━━ DATA EXCERPT ━━
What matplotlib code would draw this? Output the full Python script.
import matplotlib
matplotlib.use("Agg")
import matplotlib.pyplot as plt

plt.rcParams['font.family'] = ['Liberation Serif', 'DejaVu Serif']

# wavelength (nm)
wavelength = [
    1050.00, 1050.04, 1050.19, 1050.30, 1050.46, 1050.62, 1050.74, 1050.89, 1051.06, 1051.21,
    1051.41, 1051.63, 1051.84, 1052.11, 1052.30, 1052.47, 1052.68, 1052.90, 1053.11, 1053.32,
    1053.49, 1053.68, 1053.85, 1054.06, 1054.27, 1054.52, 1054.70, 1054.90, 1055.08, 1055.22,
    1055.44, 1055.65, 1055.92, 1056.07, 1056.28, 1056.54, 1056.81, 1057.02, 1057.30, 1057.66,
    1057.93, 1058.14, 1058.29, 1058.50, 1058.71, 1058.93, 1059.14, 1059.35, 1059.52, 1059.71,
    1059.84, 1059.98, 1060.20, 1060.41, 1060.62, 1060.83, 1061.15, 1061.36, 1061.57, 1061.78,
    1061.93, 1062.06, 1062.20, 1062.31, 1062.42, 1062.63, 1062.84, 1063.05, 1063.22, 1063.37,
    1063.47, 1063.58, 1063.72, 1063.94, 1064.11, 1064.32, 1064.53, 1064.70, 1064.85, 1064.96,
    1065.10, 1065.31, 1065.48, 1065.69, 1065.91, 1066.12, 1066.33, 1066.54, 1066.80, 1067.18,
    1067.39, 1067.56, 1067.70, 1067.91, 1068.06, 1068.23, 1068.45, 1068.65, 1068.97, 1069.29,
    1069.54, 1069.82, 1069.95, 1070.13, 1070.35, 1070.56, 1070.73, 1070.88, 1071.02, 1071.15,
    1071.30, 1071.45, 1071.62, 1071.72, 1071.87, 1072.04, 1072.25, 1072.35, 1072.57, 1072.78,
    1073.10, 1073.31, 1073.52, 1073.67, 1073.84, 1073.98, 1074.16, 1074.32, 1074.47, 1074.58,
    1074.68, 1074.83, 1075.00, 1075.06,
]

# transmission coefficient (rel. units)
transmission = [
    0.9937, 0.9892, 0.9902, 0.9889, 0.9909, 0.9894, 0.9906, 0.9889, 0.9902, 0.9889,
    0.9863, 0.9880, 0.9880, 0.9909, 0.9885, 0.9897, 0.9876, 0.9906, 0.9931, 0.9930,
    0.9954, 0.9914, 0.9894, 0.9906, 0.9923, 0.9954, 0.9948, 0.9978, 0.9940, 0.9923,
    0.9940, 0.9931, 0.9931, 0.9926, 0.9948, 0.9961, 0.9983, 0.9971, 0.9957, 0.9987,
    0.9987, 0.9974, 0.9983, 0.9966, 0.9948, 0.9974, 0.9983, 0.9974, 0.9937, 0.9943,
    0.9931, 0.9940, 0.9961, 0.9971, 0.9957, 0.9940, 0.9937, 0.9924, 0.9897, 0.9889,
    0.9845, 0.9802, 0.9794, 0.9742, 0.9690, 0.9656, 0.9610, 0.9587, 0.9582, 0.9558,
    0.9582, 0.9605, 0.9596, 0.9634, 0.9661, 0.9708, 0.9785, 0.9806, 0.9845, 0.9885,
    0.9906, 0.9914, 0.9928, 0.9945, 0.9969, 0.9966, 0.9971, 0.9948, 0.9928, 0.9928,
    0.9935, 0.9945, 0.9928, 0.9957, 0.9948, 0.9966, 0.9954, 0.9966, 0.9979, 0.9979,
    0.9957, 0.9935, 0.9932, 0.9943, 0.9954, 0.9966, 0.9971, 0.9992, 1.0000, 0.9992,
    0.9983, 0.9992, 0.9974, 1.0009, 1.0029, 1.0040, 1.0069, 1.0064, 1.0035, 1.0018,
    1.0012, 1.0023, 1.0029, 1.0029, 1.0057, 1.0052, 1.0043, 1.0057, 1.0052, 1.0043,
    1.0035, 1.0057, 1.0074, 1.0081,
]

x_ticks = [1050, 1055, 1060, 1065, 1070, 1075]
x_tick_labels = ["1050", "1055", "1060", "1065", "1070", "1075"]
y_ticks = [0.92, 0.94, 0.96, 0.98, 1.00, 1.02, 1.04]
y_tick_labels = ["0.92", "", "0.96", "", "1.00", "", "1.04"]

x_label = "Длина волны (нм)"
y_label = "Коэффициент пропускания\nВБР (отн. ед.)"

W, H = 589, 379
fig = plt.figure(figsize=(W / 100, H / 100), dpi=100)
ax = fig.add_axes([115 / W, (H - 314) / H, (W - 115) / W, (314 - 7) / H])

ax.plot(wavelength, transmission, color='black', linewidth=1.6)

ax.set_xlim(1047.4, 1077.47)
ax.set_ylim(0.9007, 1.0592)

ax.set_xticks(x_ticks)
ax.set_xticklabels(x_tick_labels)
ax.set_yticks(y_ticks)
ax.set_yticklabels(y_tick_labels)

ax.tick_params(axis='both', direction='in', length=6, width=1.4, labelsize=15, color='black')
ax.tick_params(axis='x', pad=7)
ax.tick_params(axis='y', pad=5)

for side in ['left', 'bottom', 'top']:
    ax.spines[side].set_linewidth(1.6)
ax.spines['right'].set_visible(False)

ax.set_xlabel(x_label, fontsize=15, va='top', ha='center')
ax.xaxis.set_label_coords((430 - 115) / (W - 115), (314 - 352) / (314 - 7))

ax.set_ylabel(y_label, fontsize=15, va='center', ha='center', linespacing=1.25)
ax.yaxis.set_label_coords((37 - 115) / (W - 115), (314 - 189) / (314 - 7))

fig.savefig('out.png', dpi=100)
━━━
▸ **TASK DIRECTIONS**: Repeat the material word for word from its opening line up to and including the line containing "plt.rcParams['font.family'] = ['Liberation".

▸ **ANSWER IN FULL**:
What matplotlib code would draw this? Output the full Python script.
import matplotlib
matplotlib.use("Agg")
import matplotlib.pyplot as plt

plt.rcParams['font.family'] = ['Liberation Serif', 'DejaVu Serif']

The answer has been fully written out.